Tuesday, October 25, 2011

Living Richly In Retirement: Getting the Good Stuff-Used!

One of my favorite bloggers on the frugal side is Katie over at the Non-Consumer Advocate. Katie is great at showing how you can live on less and not be “deprived”. Katie is also a member of the Compact. This means that she has agreed to buy nothing new, with a few specific exceptions. The pictures that she shows of her home and then things she’s found, purchased use or gotten free are amazing.

I also try to buy as many things used as I can, for both economic and ecological reasons. Admittedly, my “can’t buy used list” is a tad larger than Katy’s (although not by much-see below). Although I am by no means the queen of buying used, I do have some skill and expertise in this general area. In other words I get lots of seriously good stuff for pennies and dollars. Unfortunately, lots of misconceptions about buying used, as well as buying strategies abound. While I’m not necessarily looking for converts, I do believe that most of us can increase income as well as help the planet when we shop used.

When I shop used, I don’t shop in a single place. I go to yard sales, flea markets and thrift stores. I also search websites such as Craigslist and EBay (see my comments about the safety of this technique below. Most of the “techniques" I use in second hand shopping are the same ones that a typically frugal shopper uses all on a regular basis. These techniques have (recently) allowed me to buy my son like new Tommy Hilfiger and other brand name polos for a couple bucks. They’ve allowed me to buy like new and classic items from Longaberger baskets and Coach purses to furniture and household items. My church youth are having a huge garage sale this weekend and I will get a good, working tiller for five dollars to assist with my landscaping project.

I don’t wait to buy something until I need it. If I do that, it’s always more expensive. This is generally true of food, socks, or anything else. I have a good sense of what I want and need. Birthdays and Christmas come every year. I’ve known for some time that I was going to replace my crepe pan, and since I am continually losing weight, I keep my eyes out for cheap but good quality smaller sizes.

I’m willing to wait for almost anything. Even if my pan no longer cooks crepes, I would wait to find a used one, even if it took a few weeks. The reward is huge and I know I will find the item eventually. I also don’t buy something just because it’s a buck (for the most part). However, there are occasions when I can take a risk on a buck or two that I would not take on ten or twenty.

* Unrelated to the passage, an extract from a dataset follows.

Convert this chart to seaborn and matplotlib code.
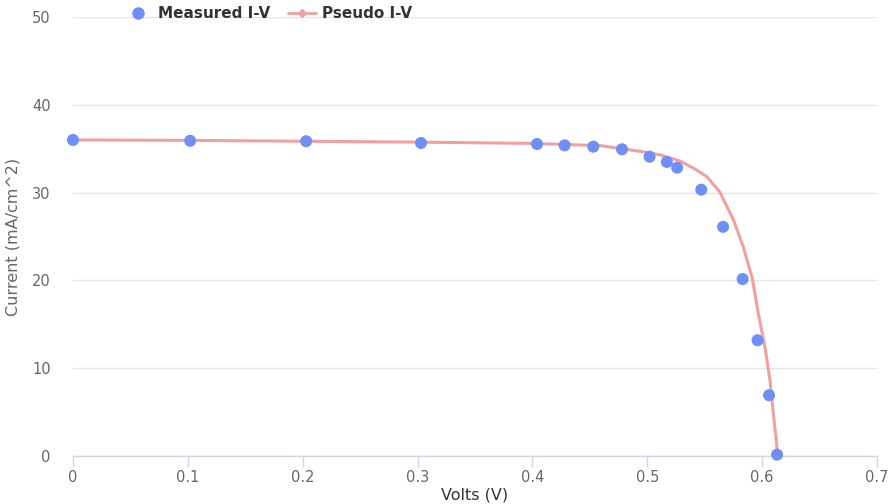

Most importantly when it comes to sale and freebie shopping, I make it simply a part of my routine. Rarely do I make it a “special effort”. As part of my errand days, I stop at a thrift shop (occasionally two), depending on my route. I used to be slower at perusing; now I have a pretty good eye and pass over much (I also, by nature, scan quickly). Admittedly, garage sale shopping can be time consuming. The question is whether the time is worth the reward in terms of working hours, payback time or anything else. It ALWAYS was when I had kids at home, now the answer is “sometimes”. Shopping through craigslist is obviously the least time consuming choice.

I don’t buy something that’s cheap just because it’s cheap (for the most part). There are occasions when I will risk a purchase knowing that it may be a loss, but that’s much easier to do with a two dollar item than a twenty dollar item. Because I have yucky knees for example, I don’t try on bottoms in the stores. Sure, occasionally I kiss a few frogs. However, I’ve also acquired designer jeans for less than five dollars.

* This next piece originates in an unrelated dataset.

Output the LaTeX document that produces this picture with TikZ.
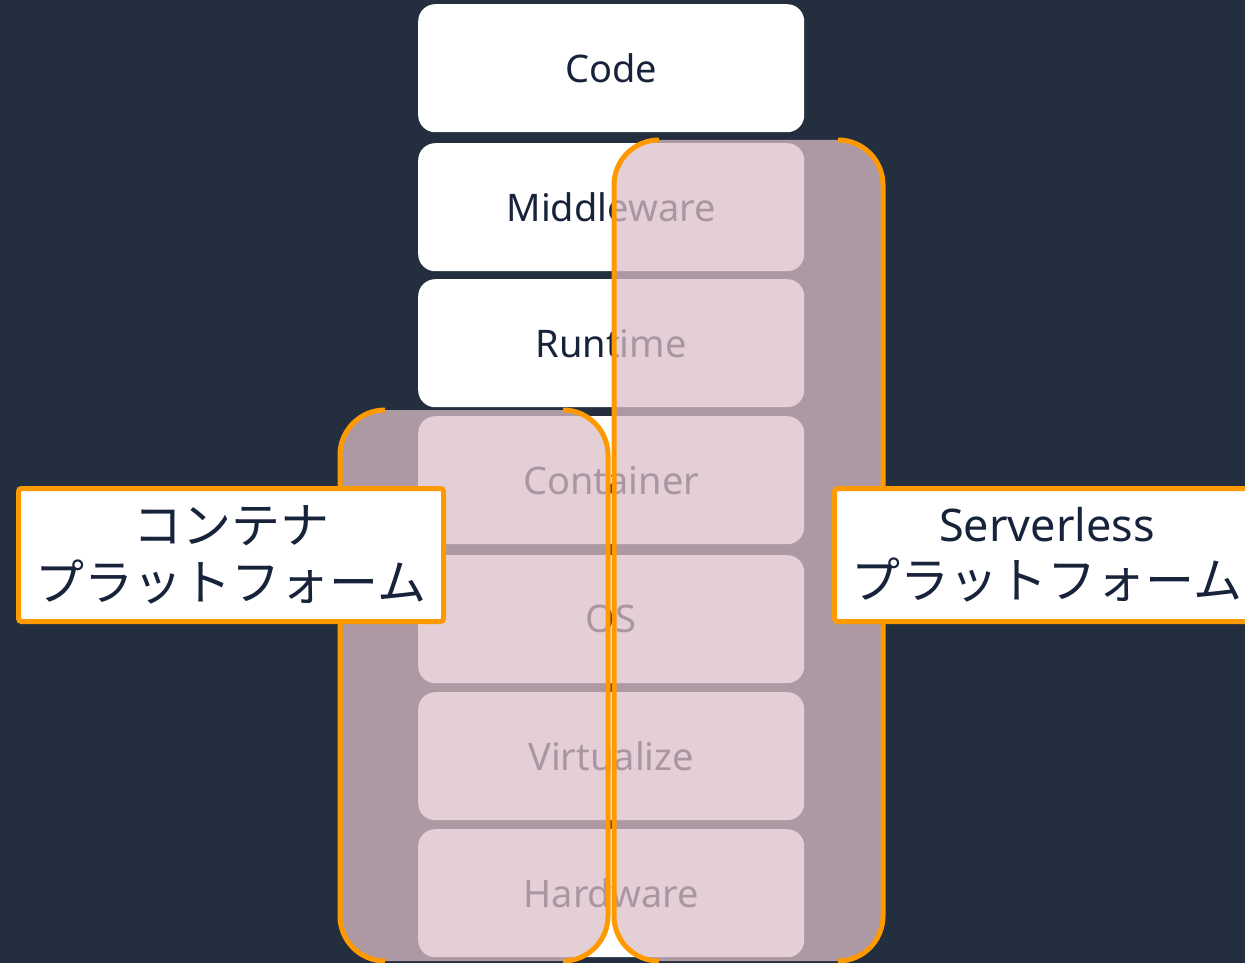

How do I deal with second hand discrimination? Well, first of all I really don’t worry about it. But seriously, if you do, who has to know where you got something? When my kids were high school fashion plates and they got asked where they got their outfits, the stock answer was “I don’t know, mom got it for me”. If someone compliments me, I simply say “thank you”. If they ask where I got it and I’m not comfortable admitting it was used, I may say something such as “Thanks, I got it in Austin”, and leave it at that. Very few people I know as for the genealogical background on things I bought. Most of my family and friends know and admire my scrounging ability. At the moment, I have about twenty designer style Christmas plates of different sizes. These were all bought for pennies, and will be given with home goodies at the holidays. The recipients will know where I got the plates, and be thrilled.

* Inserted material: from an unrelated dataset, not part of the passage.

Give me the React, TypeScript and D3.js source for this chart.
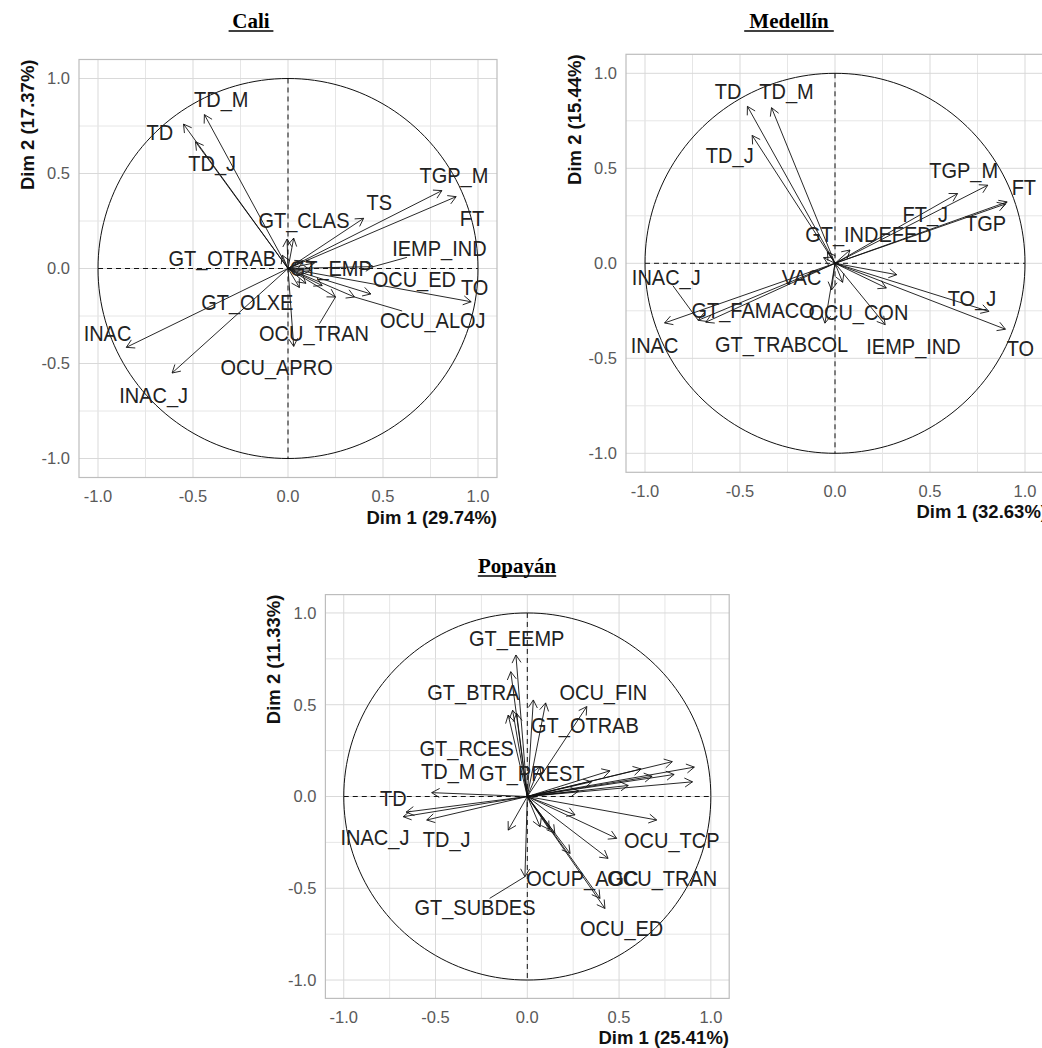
import React from "react";
import * as d3 from "d3";

// ---------------- Cali ----------------
const caliNames = ["TD_M", "TD", "TD_J", "TGP_M", "FT", "TS", "GT_CLAS", "", "GT_OTRAB", "IEMP_IND", "GT_EMP", "OCU_ED", "TO", "OCU_ALOJ", "OCU_TRAN", "OCU_APRO", "GT_OLXE", "INAC", "INAC_J", "", "", "", ""];
const caliDim1 = [-0.44, -0.55, -0.487, 0.81, 0.885, 0.398, 0.03, -0.005, -0.03, 0.45, 0.12, 0.436, 0.964, 0.35, 0.25, 0.03, 0.06, -0.851, -0.61, 0.094, 0.18, 0.08, 0.14];
const caliDim2 = [0.81, 0.76, 0.667, 0.41, 0.378, 0.264, 0.16, 0.155, 0.07, 0.01, -0.01, -0.134, -0.175, -0.15, -0.15, -0.41, -0.1, -0.415, -0.55, -0.078, -0.09, 0.04, 0.03];
const caliLabelDim1 = [-0.351, -0.675, -0.399, 0.873, 0.968, 0.48, 0.084, NaN, -0.346, 0.797, 0.225, 0.665, 0.982, 0.762, 0.137, -0.06, -0.214, -0.95, -0.707, NaN, NaN, NaN, NaN];
const caliLabelDim2 = [0.892, 0.717, 0.554, 0.492, 0.264, 0.348, 0.255, NaN, 0.054, 0.106, 0.005, -0.057, -0.096, -0.271, -0.338, -0.517, -0.175, -0.338, -0.666, NaN, NaN, NaN, NaN];
const caliLeaders = ["IEMP_IND", "OCU_ALOJ", "OCU_TRAN"];

// ---------------- Medellín ----------------
const medNames = ["TD", "TD_M", "TD_J", "TGP_M", "FT", "FT_J", "TGP", "GT_INDEFED", "VAC", "INAC_J", "INAC", "GT_FAMACO", "GT_TRABCOL", "OCU_CON", "IEMP_IND", "TO_J", "TO", "", "", "", ""];
const medDim1 = [-0.461, -0.334, -0.436, 0.804, 0.906, 0.645, 0.897, 0.079, -0.06, -0.72, -0.897, -0.68, -0.053, -0.018, 0.264, 0.81, 0.897, 0.325, 0.27, -0.04, 0.04];
const medDim2 = [0.826, 0.819, 0.673, 0.411, 0.323, 0.367, 0.312, 0.07, 0.03, -0.3, -0.314, -0.31, -0.315, -0.14, -0.323, -0.253, -0.347, -0.06, -0.13, 0.06, -0.1];
const medLabelDim1 = [-0.563, -0.255, -0.554, 0.677, 0.994, 0.475, 0.792, 0.176, -0.176, -0.888, -0.95, -0.431, -0.281, 0.123, 0.413, 0.721, 0.976, NaN, NaN, NaN, NaN];
const medLabelDim2 = [0.906, 0.906, 0.568, 0.49, 0.402, 0.262, 0.21, 0.157, -0.07, -0.07, -0.429, -0.245, -0.424, -0.254, -0.434, -0.184, -0.446, NaN, NaN, NaN, NaN];
const medLeaders = ["INAC_J"];

// ---------------- Popayán ----------------
const popNames = ["GT_EEMP", "GT_BTRA", "OCU_FIN", "GT_OTRAB", "", "GT_RCES", "", "", "TD_M", "TD", "INAC_J", "TD_J", "GT_PREST", "", "", "", "", "", "", "", "", "", "", "OCU_TCP", "", "", "OCU_TRAN", "OCUP_AGC", "", "", "OCU_ED", "", "", "GT_SUBDES", ""];
const popDim1 = [-0.062, -0.09, 0.324, 0.033, 0.1, -0.104, -0.058, -0.08, -0.521, -0.66, -0.676, -0.548, 0.069, 0.91, 0.79, 0.9, 0.8, 0.62, 0.45, 0.68, 0.55, 0.35, 0.28, 0.487, 0.705, 0.26, 0.44, 0.233, 0.07, 0.12, 0.423, 0.396, 0.15, -0.013, -0.104];
const popDim2 = [0.771, 0.68, 0.49, 0.526, 0.51, 0.444, 0.453, 0.47, 0.021, -0.085, -0.11, -0.128, 0.162, 0.16, 0.19, 0.08, 0.12, 0.15, 0.14, 0.11, 0.06, 0.08, 0.03, -0.228, -0.128, -0.1, -0.337, -0.31, -0.165, -0.18, -0.61, -0.555, -0.2, -0.437, -0.183];
const popLabelDim1 = [-0.058, -0.294, 0.414, 0.314, NaN, -0.33, NaN, NaN, -0.431, -0.73, -0.83, -0.439, 0.024, NaN, NaN, NaN, NaN, NaN, NaN, NaN, NaN, NaN, NaN, 0.787, NaN, NaN, 0.735, 0.3, NaN, NaN, 0.514, NaN, NaN, -0.285, NaN];
const popLabelDim2 = [0.862, 0.571, 0.571, 0.39, NaN, 0.263, NaN, NaN, 0.141, -0.01, -0.219, -0.233, 0.126, NaN, NaN, NaN, NaN, NaN, NaN, NaN, NaN, NaN, NaN, -0.237, NaN, NaN, -0.446, -0.446, NaN, NaN, -0.718, NaN, NaN, -0.604, NaN];
const popLeaders = ["GT_SUBDES"];

const axisTicks = [-1, -0.5, 0, 0.5, 1];
const gridValues = [-1, -0.75, -0.5, -0.25, 0, 0.25, 0.5, 0.75, 1];

const fmt = d3.formatLocale({ decimal: ".", thousands: ",", grouping: [3], currency: ["", ""], minus: "-" }).format(".1f");

const SANS = "'Liberation Sans', Arial, Helvetica, sans-serif";
const SERIF = "'Liberation Serif', 'Times New Roman', serif";

type PanelProps = {
  names: string[];
  d1: number[];
  d2: number[];
  l1: number[];
  l2: number[];
  leaders: string[];
  left: number;
  top: number;
  size: number;
  xTitle: string;
  yTitle: string;
  xTitleEnd: number;
  title: string;
  titleX: number;
  titleY: number;
};

function Panel(p: PanelProps) {
  const x = d3.scaleLinear().domain([-1.1, 1.1]).range([p.left, p.left + p.size]);
  const y = d3.scaleLinear().domain([-1.1, 1.1]).range([p.top + p.size, p.top]);
  const bottom = p.top + p.size;
  const circle = d3.range(0, 361, 2).map((a) => [Math.cos((a * Math.PI) / 180), Math.sin((a * Math.PI) / 180)]);
  const circlePath = d3.line<number[]>().x((d) => x(d[0])).y((d) => y(d[1]))(circle) || "";
  const x0 = x(0);
  const y0 = y(0);
  const fs = 20;
  const headLen = 9;
  const titleW = p.title.length * 11.2;

  const arrows = p.d1.map((v, i) => {
    const tx = x(v);
    const ty = y(p.d2[i]);
    const ang = Math.atan2(ty - y0, tx - x0);
    const a1 = ang + Math.PI - Math.PI / 6;
    const a2 = ang + Math.PI + Math.PI / 6;
    const head = `M${tx + headLen * Math.cos(a1)},${ty + headLen * Math.sin(a1)}L${tx},${ty}L${tx + headLen * Math.cos(a2)},${ty + headLen * Math.sin(a2)}`;
    return (
      <g key={"a" + i}>
        <line x1={x0} y1={y0} x2={tx} y2={ty} stroke="#111" strokeWidth={0.9} />
        <path d={head} fill="none" stroke="#111" strokeWidth={0.9} />
      </g>
    );
  });

  const labels = p.names.map((n, i) => {
    if (!n || isNaN(p.l1[i])) return null;
    const lx = x(p.l1[i]);
    const ly = y(p.l2[i]);
    let seg = null;
    if (p.leaders.includes(n)) {
      const tx = x(p.d1[i]);
      const ty = y(p.d2[i]);
      const hw = n.length * fs * 0.31 + 2;
      const hh = fs * 0.45;
      const dx = tx - lx;
      const dy = ty - ly;
      const t = Math.min(Math.abs(dx) > 0 ? hw / Math.abs(dx) : 1e9, Math.abs(dy) > 0 ? hh / Math.abs(dy) : 1e9);
      if (t < 1) seg = <line x1={lx + dx * t} y1={ly + dy * t} x2={tx} y2={ty} stroke="#111" strokeWidth={0.9} />;
    }
    return (
      <g key={"l" + i}>
        {seg}
        <text transform={`translate(${lx},${ly}) scale(1,1.12)`} dy="0.36em" textAnchor="middle" fontFamily={SANS} fontSize={fs} fill="#222">
          {n}
        </text>
      </g>
    );
  });

  return (
    <g>
      <rect x={p.left} y={p.top} width={p.size} height={p.size} fill="#fff" stroke="none" />
      {gridValues.map((g) => (
        <g key={"g" + g}>
          <line x1={x(g)} x2={x(g)} y1={p.top} y2={bottom} stroke={g * 2 === Math.round(g * 2) ? "#d9d9d9" : "#e6e6e6"} strokeWidth={1} />
          <line x1={p.left} x2={p.left + p.size} y1={y(g)} y2={y(g)} stroke={g * 2 === Math.round(g * 2) ? "#d9d9d9" : "#e6e6e6"} strokeWidth={1} />
        </g>
      ))}
      <rect x={p.left} y={p.top} width={p.size} height={p.size} fill="none" stroke="#bdbdbd" strokeWidth={1.2} />
      <path d={circlePath} fill="none" stroke="#111" strokeWidth={1} />
      <line x1={x(-1)} x2={x(1)} y1={y0} y2={y0} stroke="#111" strokeWidth={1} strokeDasharray="5,4" />
      <line x1={x0} x2={x0} y1={y(1)} y2={y(-1)} stroke="#111" strokeWidth={1} strokeDasharray="5,4" />
      {arrows}
      {labels}
      {axisTicks.map((t) => (
        <text key={"xt" + t} x={x(t)} y={bottom + 19} dy="0.36em" textAnchor="middle" fontFamily={SANS} fontSize={16.5} fill="#595959">
          {fmt(t)}
        </text>
      ))}
      {axisTicks.map((t) => (
        <text key={"yt" + t} x={p.left - 9} y={y(t)} dy="0.36em" textAnchor="end" fontFamily={SANS} fontSize={16.5} fill="#595959">
          {fmt(t)}
        </text>
      ))}
      <text x={p.xTitleEnd} y={bottom + 46} textAnchor="end" fontFamily={SANS} fontWeight="bold" fontSize={18.5} fill="#111">
        {p.xTitle}
      </text>
      <text transform={`translate(${p.left - 52},${p.top}) rotate(-90)`} dy="0.36em" textAnchor="end" fontFamily={SANS} fontWeight="bold" fontSize={18.5} fill="#111">
        {p.yTitle}
      </text>
      <text x={p.titleX} y={p.titleY} textAnchor="middle" fontFamily={SERIF} fontWeight="bold" fontSize={21} fill="#000">
        {p.title}
      </text>
      <line x1={p.titleX - titleW / 2} x2={p.titleX + titleW / 2} y1={p.titleY + 3} y2={p.titleY + 3} stroke="#000" strokeWidth={1.5} />
    </g>
  );
}

export default function App() {
  return (
    <svg width={1042} height={1048} style={{ position: "absolute", left: 0, top: 0, background: "#fff" }}>
      <rect x={0} y={0} width={1042} height={1048} fill="#fff" />
      <Panel names={caliNames} d1={caliDim1} d2={caliDim2} l1={caliLabelDim1} l2={caliLabelDim2} leaders={caliLeaders}
        left={79} top={59.5} size={418} xTitle="Dim 1 (29.74%)" yTitle="Dim 2 (17.37%)" xTitleEnd={497}
        title="Cali" titleX={251} titleY={28} />
      <Panel names={medNames} d1={medDim1} d2={medDim2} l1={medLabelDim1} l2={medLabelDim2} leaders={medLeaders}
        left={626} top={54.3} size={418} xTitle="Dim 1 (32.63%)" yTitle="Dim 2 (15.44%)" xTitleEnd={1047}
        title="Medellín" titleX={789} titleY={28} />
      <Panel names={popNames} d1={popDim1} d2={popDim2} l1={popLabelDim1} l2={popLabelDim2} leaders={popLeaders}
        left={325.4} top={594.6} size={403.8} xTitle="Dim 1 (25.41%)" yTitle="Dim 2 (11.33%)" xTitleEnd={729}
        title="Popayán" titleX={517} titleY={573} />
    </svg>
  );
}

Everyone has to use their own level of frugality. If you have needs or want that are not being met through your budget, or if you are just a bargain hound, used shopping is the way to go. There are things I buy new on occasion and do not feel guilty doing so. But If I’ve only got five bucks, I would MUCH rather get the l
Land’s End top at the thrift store for five bucks than the Target or Wal-Mart thingy for the same price. But hey, that’s just me.

For the record, a not necessarily inclusive list of items I will not buy used includes; underwear and socks, pillows and mattresses, stuffed furniture, shoes (I know people who have had success, but I need a specific brand), quilting fabric and supplies, some craft supplies, and obviously food and health/beauty items. Should I make any improvements to the house, I would probably look at my used options and then move to new.


  1. I agree, a good find is a good find. But buying cheap new is not a good idea. Waiting until that special expensive thing can be found affordably works for me.